Side Project: Krampus and the Ass Hat
December 18, 2016I’ve always loved puppets. Seeing a giant puppet performance of Moby Dick as a special assembly in elementary school was a formative experience, prompting me to do my own shows at 10 or so using prefab puppets. I did an Anansi story, and after a bit did them for my friends’ younger siblings’ birthday parties. Ten bucks is ten bucks, as Geddy Lee once said*.
I volunteered with Sunny Birklund’s Puppet Playhouse project, the long-running Giant Puppet Parade at the Folk Art Festival here in Albuquerque beginning in 2011. Building puppets opened my art heart again. I will always be grateful to Sunny for making room for me back then.
I’ve continued to make puppet/costumes since then, generally as a part of our ever-escalating Halloween projects. More on that in a later post. This year and last we’ve added a Krampusnacht party to our costumed affairs, for which I’ve built Krampus heads and other things. This year’s Krampus head had a Mummenschanz flavor to me.

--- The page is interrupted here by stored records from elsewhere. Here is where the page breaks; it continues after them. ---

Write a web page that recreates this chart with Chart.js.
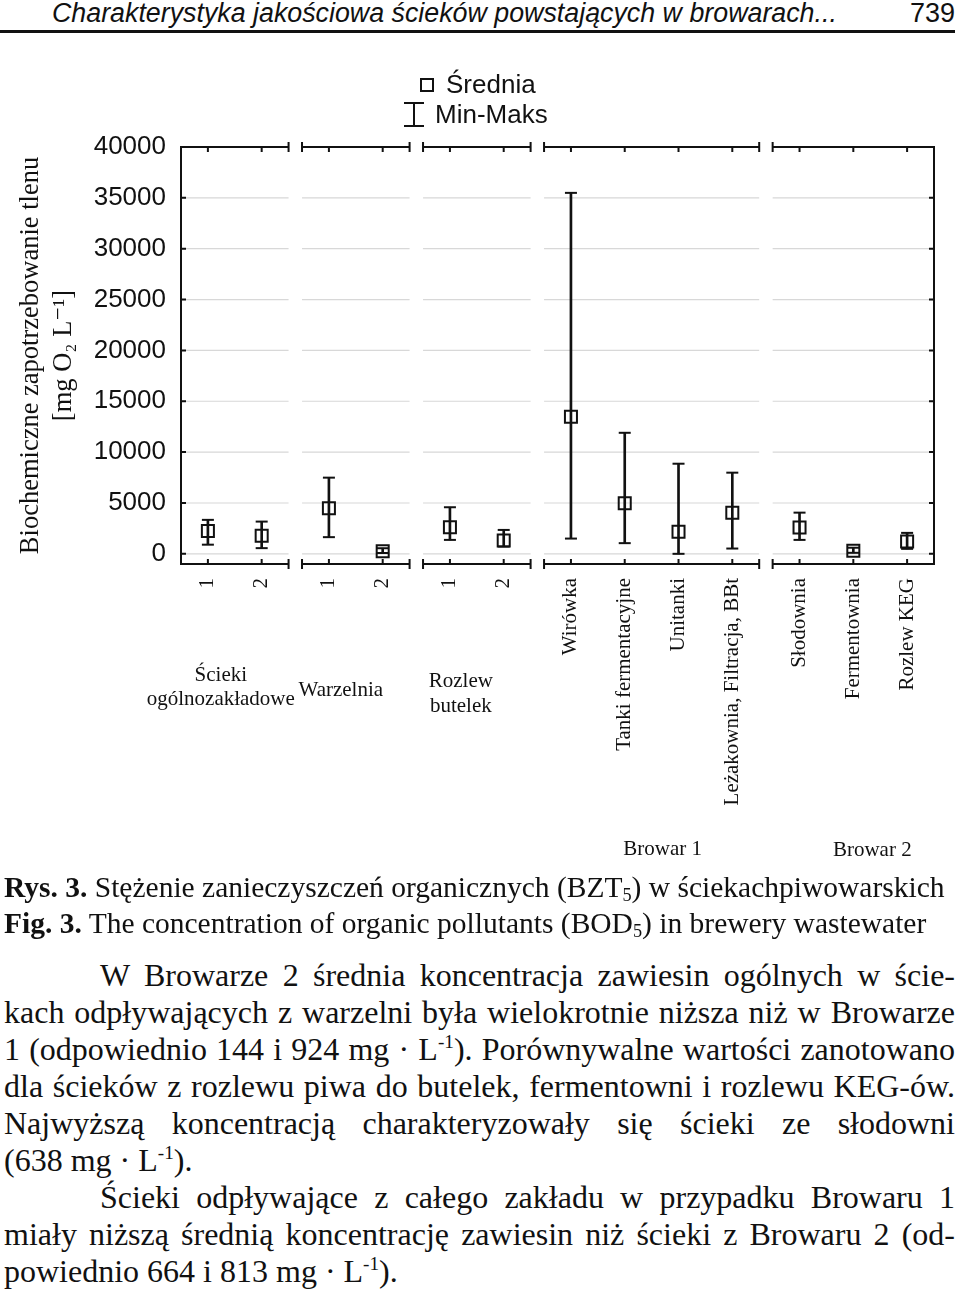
<!DOCTYPE html>
<html lang="pl">
<head>
<meta charset="utf-8">
<title>Stężenie BZT5 w ściekach piwowarskich</title>
<script src="https://cdn.jsdelivr.net/npm/chart.js@4.4.1/dist/chart.umd.min.js"></script>
<style>
  html, body { margin: 0; padding: 0; background: #fff; }
  body { width: 960px; height: 1295px; position: relative; overflow: hidden; color: #111; }
  #running { position: absolute; left: 52px; top: -2px; font: italic 26.8px/30px "Liberation Sans", Arial, sans-serif; white-space: nowrap; }
  #pageno { position: absolute; right: 5px; top: -2px; font: 27px/30px "Liberation Sans", Arial, sans-serif; }
  #rule { position: absolute; left: 0; top: 30px; width: 955px; height: 3px; background: #111; }
  #chartBox { position: absolute; left: 0; top: 40px; width: 960px; height: 830px; }
  #caption { position: absolute; left: 4px; top: 869px; font: 29.5px/36px "Liberation Serif", "Times New Roman", serif; white-space: nowrap; }
  #text { position: absolute; left: 4px; top: 957px; width: 951px; font: 32px/37px "Liberation Serif", "Times New Roman", serif; }
  .j { text-align: justify; text-align-last: justify; }
  .ind { padding-left: 96px; }
  sub { font-size: 0.62em; line-height: 0; vertical-align: 0; position: relative; top: 0.2em; }
  sup { font-size: 0.6em; line-height: 0; vertical-align: 0; position: relative; top: -0.62em; }
</style>
</head>
<body>
<div id="running">Charakterystyka jakościowa ścieków powstających w browarach...</div>
<div id="pageno">739</div>
<div id="rule"></div>

<div id="chartBox"><canvas id="bodChart" width="960" height="830"></canvas></div>

<div id="caption">
  <div><b>Rys. 3.</b> Stężenie zanieczyszczeń organicznych (BZT<sub>5</sub>) w ściekachpiwowarskich</div>
  <div><b>Fig. 3.</b> The concentration of organic pollutants (BOD<sub>5</sub>) in brewery wastewater</div>
</div>

<div id="text">
  <div class="j ind">W Browarze 2 średnia koncentracja zawiesin ogólnych w ście-</div>
  <div class="j">kach odpływających z warzelni była wielokrotnie niższa niż w Browarze</div>
  <div class="j">1 (odpowiednio 144 i 924 mg · L<sup>-1</sup>). Porównywalne wartości zanotowano</div>
  <div class="j">dla ścieków z rozlewu piwa do butelek, fermentowni i rozlewu KEG-ów.</div>
  <div class="j">Najwyższą koncentracją charakteryzowały się ścieki ze słodowni</div>
  <div>(638 mg · L<sup>-1</sup>).</div>
  <div class="j ind">Ścieki odpływające z całego zakładu w przypadku Browaru 1</div>
  <div class="j">miały niższą średnią koncentrację zawiesin niż ścieki z Browaru 2 (od-</div>
  <div>powiednio 664 i 813 mg · L<sup>-1</sup>).</div>
</div>

<script>
// dane (mg O2/L)
const groupNames = [['Ścieki', 'ogólnozakładowe'], ['Warzelnia'], ['Rozlew', 'butelek'], ['Browar 1'], ['Browar 2']];
const groupSizes = [2, 2, 2, 4, 3];
const categories = ['1', '2', '1', '2', '1', '2',
    'Wirówka', 'Tanki fermentacyjne', 'Unitanki', 'Leżakownia, Filtracja, BBt',
    'Słodownia', 'Fermentownia', 'Rozlew KEG'];
const meanValues = [2250, 1770, 4480, 250, 2620, 1300, 13470, 4980, 2160, 4050, 2580, 300, 1210];
const minValues = [900, 560, 1640, 80, 1370, 720, 1500, 1050, 0, 520, 1370, 100, 490];
const maxValues = [3340, 3170, 7490, 550, 4580, 2350, 35490, 11900, 8860, 7980, 4050, 600, 2060];
const yTicks = [0, 5000, 10000, 15000, 20000, 25000, 30000, 35000, 40000];

// panels separated by axis breaks
const panelGap = 0.25;
const panels = [];
const xPositions = [];
let cursor = 0;
groupSizes.forEach(n => {
    panels.push({ from: cursor, to: cursor + n });
    for (let i = 0; i < n; i++) xPositions.push(cursor + i + 0.5);
    cursor += n + panelGap;
});
const xMax = cursor - panelGap;

const ink = '#111';
const serif = "'Liberation Serif', 'DejaVu Serif', serif";
const sans = "'Liberation Sans', Arial, sans-serif";

const brokenFrame = {
    id: 'brokenFrame',
    beforeDatasetsDraw(chart) {
        const { ctx, chartArea: area, scales: { x, y } } = chart;
        const cap = 5, tick = 5;
        ctx.save();
        panels.forEach((p, k) => {
            const x0 = x.getPixelForValue(p.from);
            const x1 = x.getPixelForValue(p.to);
            ctx.strokeStyle = '#d8d8d8';
            ctx.lineWidth = 1.2;
            ctx.beginPath();
            yTicks.forEach(v => {
                const py = y.getPixelForValue(v);
                ctx.moveTo(x0, py);
                ctx.lineTo(x1, py);
            });
            ctx.stroke();

            ctx.strokeStyle = ink;
            ctx.lineWidth = 2;
            ctx.beginPath();
            ctx.moveTo(x0, area.top); ctx.lineTo(x1, area.top);
            ctx.moveTo(x0, area.bottom); ctx.lineTo(x1, area.bottom);
            if (k > 0) {
                ctx.moveTo(x0, area.top - cap); ctx.lineTo(x0, area.top + cap);
                ctx.moveTo(x0, area.bottom - cap); ctx.lineTo(x0, area.bottom + cap);
            }
            if (k < panels.length - 1) {
                ctx.moveTo(x1, area.top - cap); ctx.lineTo(x1, area.top + cap);
                ctx.moveTo(x1, area.bottom - cap); ctx.lineTo(x1, area.bottom + cap);
            }
            ctx.stroke();
        });

        ctx.beginPath();
        xPositions.forEach(v => {
            const px = x.getPixelForValue(v);
            ctx.moveTo(px, area.top); ctx.lineTo(px, area.top + tick);
            ctx.moveTo(px, area.bottom); ctx.lineTo(px, area.bottom - tick);
        });
        ctx.moveTo(area.left, area.top - 1); ctx.lineTo(area.left, area.bottom + 1);
        ctx.moveTo(area.right, area.top - 1); ctx.lineTo(area.right, area.bottom + 1);
        yTicks.forEach(v => {
            const py = y.getPixelForValue(v);
            ctx.moveTo(area.left, py); ctx.lineTo(area.left + tick, py);
            ctx.moveTo(area.right, py); ctx.lineTo(area.right - tick, py);
        });
        ctx.stroke();
        ctx.restore();
    }
};

// legend + group names drawn on top
const labelOffsets = [
    { dx: -14, y: [635, 659] },
    { dx: -15, y: [650] },
    { dx: -16, y: [641, 666] },
    { dx: 11, y: [809] },
    { dx: 19, y: [810] }
];

const annotations = {
    id: 'annotations',
    afterDraw(chart) {
        const { ctx, scales: { x } } = chart;
        const cx = chart.width / 2;
        ctx.save();
        ctx.strokeStyle = ink;
        ctx.fillStyle = ink;
        ctx.lineWidth = 2;

        // legend
        ctx.strokeRect(cx - 59, 39, 12, 12);
        ctx.beginPath();
        ctx.moveTo(cx - 66, 63); ctx.lineTo(cx - 66, 86);
        ctx.moveTo(cx - 76, 63); ctx.lineTo(cx - 56, 63);
        ctx.moveTo(cx - 76, 86); ctx.lineTo(cx - 56, 86);
        ctx.stroke();
        ctx.font = '26px ' + sans;
        ctx.textBaseline = 'alphabetic';
        ctx.textAlign = 'left';
        ctx.fillText('Średnia', cx - 34, 53);
        ctx.fillText('Min-Maks', cx - 45, 83);

        // group names
        ctx.font = '21px ' + serif;
        ctx.textAlign = 'center';
        ctx.textBaseline = 'middle';
        panels.forEach((p, k) => {
            const mid = x.getPixelForValue((p.from + p.to) / 2) + labelOffsets[k].dx;
            groupNames[k].forEach((line, j) => ctx.fillText(line, mid, labelOffsets[k].y[j]));
        });
        ctx.restore();
    }
};

new Chart(document.getElementById('bodChart').getContext('2d'), {
    type: 'scatter',
    data: {
        datasets: [{
            type: 'bar',
            label: 'Min-Maks',
            data: categories.map((c, i) => ({ x: xPositions[i], y: [minValues[i], maxValues[i]] })),
            backgroundColor: ink,
            barThickness: 2,
            grouped: false
        }, {
            label: 'max',
            data: maxValues.map((v, i) => ({ x: xPositions[i], y: v })),
            pointStyle: 'line',
            radius: 6,
            borderWidth: 2,
            borderColor: ink
        }, {
            label: 'min',
            data: minValues.map((v, i) => ({ x: xPositions[i], y: v })),
            pointStyle: 'line',
            radius: 6,
            borderWidth: 2,
            borderColor: ink
        }, {
            label: 'Średnia',
            data: meanValues.map((v, i) => ({ x: xPositions[i], y: v })),
            pointStyle: 'rect',
            radius: 8.5,
            borderWidth: 2,
            borderColor: ink,
            backgroundColor: 'rgba(0,0,0,0)'
        }]
    },
    options: {
        responsive: false,
        animation: false,
        events: [],
        layout: {
            padding: { top: 107, right: 26, left: 0, bottom: 0 }
        },
        plugins: {
            legend: { display: false },
            tooltip: { enabled: false }
        },
        scales: {
            x: {
                type: 'linear',
                min: 0,
                max: xMax,
                offset: false,
                grid: { display: false, drawTicks: false },
                border: { display: false },
                afterBuildTicks: s => { s.ticks = xPositions.map(v => ({ value: v })); },
                afterFit: s => { s.height = 306; },
                ticks: {
                    autoSkip: false,
                    minRotation: 90,
                    maxRotation: 90,
                    padding: 14,
                    color: ink,
                    font: { family: serif, size: 21 },
                    callback: (value, index) => categories[index]
                }
            },
            y: {
                min: -1000,
                max: 40000,
                grid: { display: false, drawTicks: false },
                border: { display: false },
                afterBuildTicks: s => { s.ticks = yTicks.map(v => ({ value: v })); },
                afterFit: s => { s.width = 181; },
                ticks: {
                    padding: 15,
                    color: ink,
                    font: { family: sans, size: 26 },
                    callback: v => String(v)
                },
                title: {
                    display: true,
                    text: ['Biochemiczne zapotrzebowanie tlenu', '[mg O₂ L⁻¹]'],
                    color: ink,
                    font: { family: serif, size: 26.5, lineHeight: 1.25 },
                    padding: { top: 14, bottom: 0 }
                }
            }
        }
    },
    plugins: [brokenFrame, annotations]
});
</script>
</body>
</html>
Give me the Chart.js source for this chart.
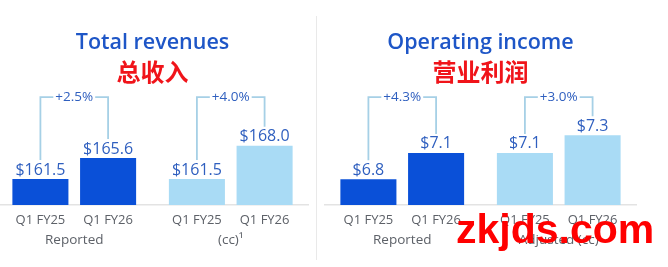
<!DOCTYPE html>
<html>
<head>
<meta charset="utf-8">
<script src="https://cdn.jsdelivr.net/npm/chart.js@4/dist/chart.umd.min.js"></script>
<style>
  html, body { margin: 0; padding: 0; background: #ffffff; }
  body { width: 668px; height: 267px; position: relative; overflow: hidden; }
  .panel { position: absolute; top: 0; width: 313px; height: 267px; }
  #sep { position: absolute; left: 316px; top: 16px; width: 1px; height: 244px; background: #e9e9e9; }
  #wm { position: absolute; left: 456px; top: 209px; font-family: "Liberation Sans", Arial, sans-serif;
        font-weight: bold; font-size: 41px; color: #ff0000; line-height: 1; letter-spacing: 0px; }
</style>
</head>
<body>
<div class="panel" style="left:-4px"><canvas id="rev" width="313" height="267"></canvas></div>
<div id="sep"></div>
<div class="panel" style="left:324px"><canvas id="inc" width="313" height="267"></canvas></div>
<div id="wm">zkjds.com</div>
<script>
// ---- data ----
const periods = ["Q1 FY25", "Q1 FY26"];

const revenueTitle = "Total revenues";
const revenueTitleCn = "总收入";
const revenueGroups = ["Reported", "(cc)¹"];
const revenueFY25 = [161.5, 161.5];
const revenueFY26 = [165.6, 168.0];
const revenueGrowth = ["+2.5%", "+4.0%"];

const incomeTitle = "Operating income";
const incomeTitleCn = "营业利润";
const incomeGroups = ["Reported", "Adjusted (cc)"];
const incomeFY25 = [6.8, 7.1];
const incomeFY26 = [7.1, 7.3];
const incomeGrowth = ["+4.3%", "+3.0%"];

// ---- style ----
const DARK = "#0a50d8";
const LIGHT = "#a9dbf5";
const VALUE_COLOR = "#2f5fbf";
const TITLE_COLOR = "#1e56c7";
const CN_COLOR = "#f0141a";
const BRACKET = "#a6d0e6";
const GRAY = "#5d6168";
const FONT = "'Open Sans', 'Noto Sans', sans-serif";

const overlayPlugin = {
  id: "overlay",
  afterDatasetsDraw(chart, args, opts) {
    const ctx = chart.ctx;
    const area = chart.chartArea;
    const m0 = chart.getDatasetMeta(0);
    const m1 = chart.getDatasetMeta(1);
    ctx.save();
    ctx.textAlign = "center";
    ctx.textBaseline = "middle";
    ctx.fillStyle = VALUE_COLOR;
    ctx.font = "16px " + FONT;
    [m0, m1].forEach((meta, di) => {
      meta.data.forEach((bar, i) => {
        const v = chart.data.datasets[di].data[i];
        ctx.fillText("$" + v.toFixed(1), bar.x, bar.y - 9);
      });
    });
    ctx.fillStyle = GRAY;
    ctx.font = "13px " + FONT;
    [m0, m1].forEach((meta, di) => {
      meta.data.forEach((bar) => {
        ctx.fillText(periods[di], bar.x, area.bottom + 15.5);
      });
    });
    const topY = area.top + 6.6;
    ctx.strokeStyle = BRACKET;
    ctx.lineWidth = 1.8;
    ctx.font = "13.5px " + FONT;
    opts.growth.forEach((g, i) => {
      const a = m0.data[i], b = m1.data[i];
      const cx = (a.x + b.x) / 2;
      const w = ctx.measureText(g).width;
      ctx.beginPath();
      ctx.moveTo(a.x, a.y - 19);
      ctx.lineTo(a.x, topY);
      ctx.lineTo(cx - w / 2 - 2, topY);
      ctx.moveTo(cx + w / 2 + 2, topY);
      ctx.lineTo(b.x, topY);
      ctx.lineTo(b.x, b.y - 19);
      ctx.stroke();
      ctx.fillStyle = VALUE_COLOR;
      ctx.fillText(g, cx, topY);
    });
    ctx.restore();
  }
};

function makeChart(id, title, titleCn, groups, s25, s26, growth, yMin, yMax) {
  return new Chart(document.getElementById(id), {
    type: "bar",
    data: {
      labels: groups,
      datasets: [
        { label: periods[0], data: s25, backgroundColor: [DARK, LIGHT], borderWidth: 0 },
        { label: periods[1], data: s26, backgroundColor: [DARK, LIGHT], borderWidth: 0 }
      ]
    },
    options: {
      responsive: false,
      animation: false,
      layout: { padding: { left: 0, right: 0, top: 0, bottom: 18 } },
      datasets: { bar: { barPercentage: 0.828, categoryPercentage: 0.865 } },
      plugins: {
        legend: { display: false },
        tooltip: { enabled: false },
        title: {
          display: true, text: title, color: TITLE_COLOR,
          font: { family: FONT, size: 21.5, weight: "600" },
          padding: { top: 30, bottom: 2 }
        },
        subtitle: {
          display: true, text: titleCn, color: CN_COLOR,
          font: { family: "'Noto Sans CJK SC', sans-serif", size: 24, weight: "bold" },
          padding: { top: 0, bottom: 4 }
        },
        overlay: { growth: growth }
      },
      scales: {
        x: {
          grid: { display: false, drawTicks: false },
          border: { display: true, color: "#e3e3e3", width: 1.5 },
          ticks: { color: GRAY, font: { family: FONT, size: 13.5 }, padding: 27, maxRotation: 0 },
          afterFit: (scale) => { scale.height = 44; }
        },
        y: {
          display: false,
          min: yMin, max: yMax
        }
      }
    },
    plugins: [overlayPlugin]
  });
}

makeChart("rev", revenueTitle, revenueTitleCn, revenueGroups, revenueFY25, revenueFY26, revenueGrowth, 156.45, 178.76);
makeChart("inc", incomeTitle, incomeTitleCn, incomeGroups, incomeFY25, incomeFY26, incomeGrowth, 6.505, 7.811);
</script>
</body>
</html>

And after many months of looking for opportunities to volunteer at our church using art/craft directly, one came along: a Donkey costume for the Christmas drama, run by the youth. And so the Ass Hat was born: a donkey head built out of cardboard, burlap, hot glue and paint on top of a bicycle helmet as a base. I enjoyed floundering through the construction process, having construction ideas that failed, and learning new things about the materials at hand. Cheesecloth dipped in paint, for instance, is shit to work with. Gets all tied up on itself. But burlap and hot glue? Whoa! It stretches into all kinds of skin-like shapes, like fascia in the human musculoskeletal system. Cool! I love the donkey’s crazy eyes, and I’m proud that the whole thing looks solid but remains lightweight. It works!
I find that making goofy shit is a part of keeping my creative practice alive. Play is an integral part of any living creative practice. And taking a wrecking ball to seriousness is a very fun part of play. Chaos is the birthplace of order, as Elric of Melnibone** might have said. It’s energizing to get organized and productive and grown-up meaningful, and it’s energizing to let go and laugh at farts.
*Bob and Doug MacKenzie’s comedy album… wake up and smell the ’80s people
“Elric knew that everything that existed had its opposite. In danger he might find peace. And yet, of course, in peace there was danger. Being an imperfect creature in an imperfect world he would always know paradox. And that was why in paradox there was always a kind of truth. That was why philosophers and soothsayers flourished. In a perfect world there would be no place for them. In an imperfect world the mysteries were always without solution and that was why there was always a great choice of solutions.”